Wo willst du hin, Habibi? (Where Are You Going, Habibi?) di Tor Iben (Germania, 2015), 70’, v.o. tedesco e turco, sott. Italiano
Voto:
Del regista tedesco Tor Iben avevamo già avuto l’opportunità di apprezzare i suoi due lungometraggi precedenti “The Passenger” (2011) e “Cibrâil” (2010) e alcuni corti. Qui il protagonista è Ibrahim (Cem Alkan, attore turco già presente in The Passenger), un giovane berlinese nato da genitori turchi, bello, brillantemente laureato e ora in cerca di un lavoro adeguato ai suoi studi, impresa difficile date le sue origini straniere. Ibo ha una sua vita gay di nascosto dalla famiglia ed un compagno, svedese, che però è da poco tornato a Stoccolma. Un giorno gli capita in casa Alexander (Martin Walde) un piccolo criminale, che sta scappando dalla polizia e da quel momento Ibra perde la testa per lui e inizia a pedinarlo. Il biondo Alexander è un violento, una specie di naziskin con un fisico da urlo visto che si allena in palestra alla lotta. Quando Alexander viene aggredito da sconosciuti e si ritrova con entrambe le braccia ingessate, nemmeno sua madre vuole aiutarlo e Ibra può finalmente farsi avanti e accudirlo in tutto. Alexander è eterosessuale, ma si rende conto che in quella situazione non può fare tanto lo schizzinoso e accetta le avances di Ibra e anzi sembra apprezzarle. Intanto il padre di Ibra scopre la sua omosessualità e la prende malissimo, cacciandolo di casa. La storia tra Ibra e Alexander ovviamente non può continuare, almeno da un punto di vista sessuale, ma contro ogni logica tra i due giovani nasce infine una splendida amicizia, che risolve i problemi di entrambi entrambi.

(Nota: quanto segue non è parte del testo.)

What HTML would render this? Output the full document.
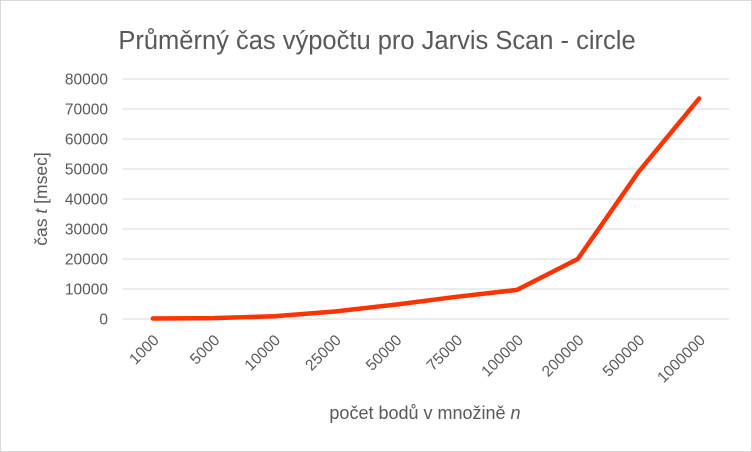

Probabilmente il miglior film finora girato da Tor Iben, Wo willst du hin, Habibi? è un film allegro, divertente, ben recitato, inoltre, e ciò non guasta, ha un’alta carica erotica che lo attraversa, anche grazie al sex appeal dei due protagonisti, senza avere scene hot, a parte un primo piano delle belle chiappe di Alexander. Ci spiega il regista che la parola Habibi nel titolo, parola che sta diventando molto comune in Germania, significa in arabo sia amico che tesoro, potendo indicare sia amicizia che amore, come nella storia del film. Il regista ha anche voluto evidenziare come la comunità turca in Germania stia velocemente cambiando atteggiamento nei confronti dell’omosessualità anche tra le vecchie generazioni, grazie all’influenza positiva di tutto l’ambiente circostante.